Start

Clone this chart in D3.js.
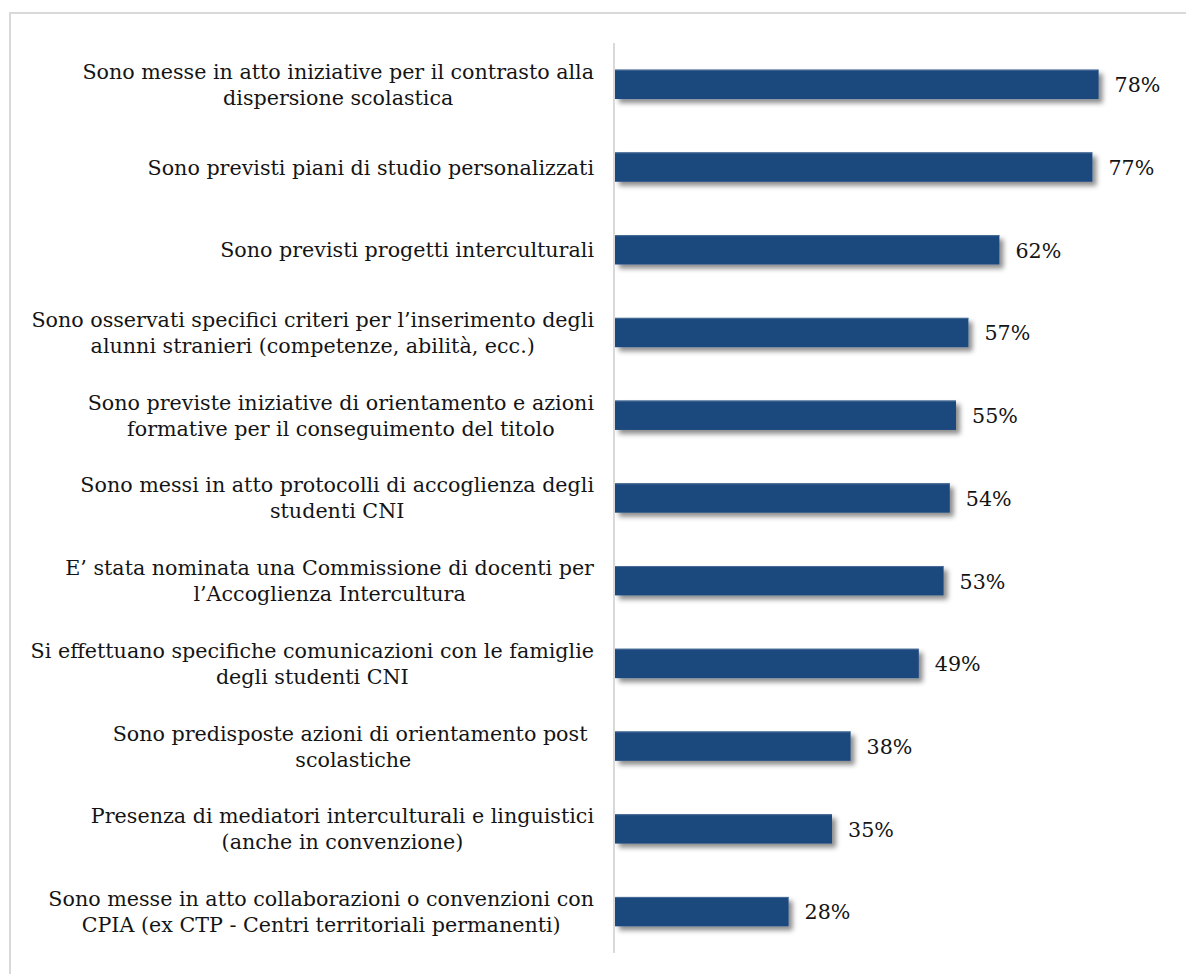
<!DOCTYPE html>
<html>
<head>
<meta charset="utf-8">
<script src="https://cdn.jsdelivr.net/npm/d3@7"></script>
<style>
  html, body { margin: 0; padding: 0; background: #fff; }
  svg { display: block; }
</style>
</head>
<body>
<svg id="chart" width="1186" height="974"></svg>
<script>
// Categories (each entry is the list of wrapped lines of the label)
const categories = [
  ["Sono messe in atto iniziative per il contrasto alla", "dispersione scolastica"],
  ["Sono previsti piani di studio personalizzati"],
  ["Sono previsti progetti interculturali"],
  ["Sono osservati specifici criteri per l\u2019inserimento degli", "alunni stranieri (competenze, abilit\u00e0, ecc.)"],
  ["Sono previste iniziative di orientamento e azioni", "formative per il conseguimento del titolo"],
  ["Sono messi in atto protocolli di accoglienza degli", "studenti CNI"],
  ["E\u2019 stata nominata una Commissione di docenti per", "l\u2019Accoglienza Intercultura"],
  ["Si effettuano specifiche comunicazioni con le famiglie", "degli studenti CNI"],
  ["Sono predisposte azioni di orientamento post ", "scolastiche"],
  ["Presenza di mediatori interculturali e linguistici", "(anche in convenzione)"],
  ["Sono messe in atto collaborazioni o convenzioni con", "CPIA (ex CTP - Centri territoriali permanenti)"]
];
const values = [0.78, 0.77, 0.62, 0.57, 0.55, 0.54, 0.53, 0.49, 0.38, 0.35, 0.28];

const svg = d3.select("#chart");
const fontFamily = "'DejaVu Serif', 'Liberation Serif', serif";

// Outer frame
svg.append("rect")
  .attr("x", 10).attr("y", 13)
  .attr("width", 1200).attr("height", 1000)
  .attr("fill", "none")
  .attr("stroke", "#d9d9d9")
  .attr("stroke-width", 2);

// Drop shadow for bars
const defs = svg.append("defs");
const f = defs.append("filter").attr("id", "barShadow")
  .attr("x", "-5%").attr("y", "-30%").attr("width", "115%").attr("height", "190%");
f.append("feDropShadow")
  .attr("dx", 4).attr("dy", 4).attr("stdDeviation", 2.6)
  .attr("flood-color", "#000").attr("flood-opacity", 0.45);

const plotLeft = 615;
const x = d3.scaleLinear().domain([0, 1]).range([plotLeft, plotLeft + 620]);
const y = d3.scaleBand()
  .domain(d3.range(categories.length))
  .range([43, 953])
  .paddingInner(0.645)
  .paddingOuter(0.3225);

// Font size chosen so the first label line spans the intended width
const probe = svg.append("text").attr("font-family", fontFamily).attr("font-size", 100)
  .text(categories[0][0]);
const probeW = probe.node().getComputedTextLength();
probe.remove();
const fontSize = Math.min(21, 512 / probeW * 100);
const lineH = 26;

// Bars
svg.append("g").selectAll("rect")
  .data(values)
  .join("rect")
  .attr("x", x(0))
  .attr("y", (d, i) => y(i))
  .attr("width", d => x(d) - x(0))
  .attr("height", y.bandwidth())
  .attr("fill", "#1f497d")
  .attr("filter", "url(#barShadow)");

// Thin lighter top edge of each bar
svg.append("g").selectAll("line")
  .data(values)
  .join("line")
  .attr("x1", x(0))
  .attr("x2", d => x(d))
  .attr("y1", (d, i) => y(i) + 0.5)
  .attr("y2", (d, i) => y(i) + 0.5)
  .attr("stroke", "#4a6d98")
  .attr("stroke-width", 1);

// Vertical category axis line
svg.append("line")
  .attr("x1", plotLeft - 1).attr("x2", plotLeft - 1)
  .attr("y1", 43).attr("y2", 953)
  .attr("stroke", "#d9d9d9")
  .attr("stroke-width", 2);

// Category labels: right-aligned block, lines centred within block
const labelRight = plotLeft - 21;
const labels = svg.append("g")
  .attr("font-family", fontFamily)
  .attr("font-size", fontSize)
  .attr("fill", "#141414");

categories.forEach((lines, i) => {
  const cy = y(i) + y.bandwidth() / 2;
  const g = labels.append("g");
  const texts = lines.map(ln => g.append("text")
    .attr("xml:space", "preserve")
    .style("white-space", "pre")
    .text(ln));
  const widths = texts.map(t => t.node().getComputedTextLength());
  const blockW = d3.max(widths);
  const center = labelRight - blockW / 2;
  const n = lines.length;
  texts.forEach((t, k) => {
    t.attr("x", center).attr("text-anchor", "middle")
     .attr("y", cy + (k - (n - 1) / 2) * lineH + fontSize * 0.36);
  });
});

// Value labels
svg.append("g")
  .attr("font-family", fontFamily)
  .attr("font-size", fontSize)
  .attr("fill", "#141414")
  .selectAll("text")
  .data(values)
  .join("text")
  .attr("x", d => x(d) + 16)
  .attr("y", (d, i) => y(i) + y.bandwidth() / 2 + fontSize * 0.38)
  .text(d => d3.format(".0%")(d));
</script>
</body>
</html>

End

_PROBLEM DESCRIPTION_
Search the data above for the word "chart", then gather each line in which it appears.

_CORRECT RESPONSE_
Clone this chart in D3.js.
<svg id="chart" width="1186" height="974"></svg>
const svg = d3.select("#chart");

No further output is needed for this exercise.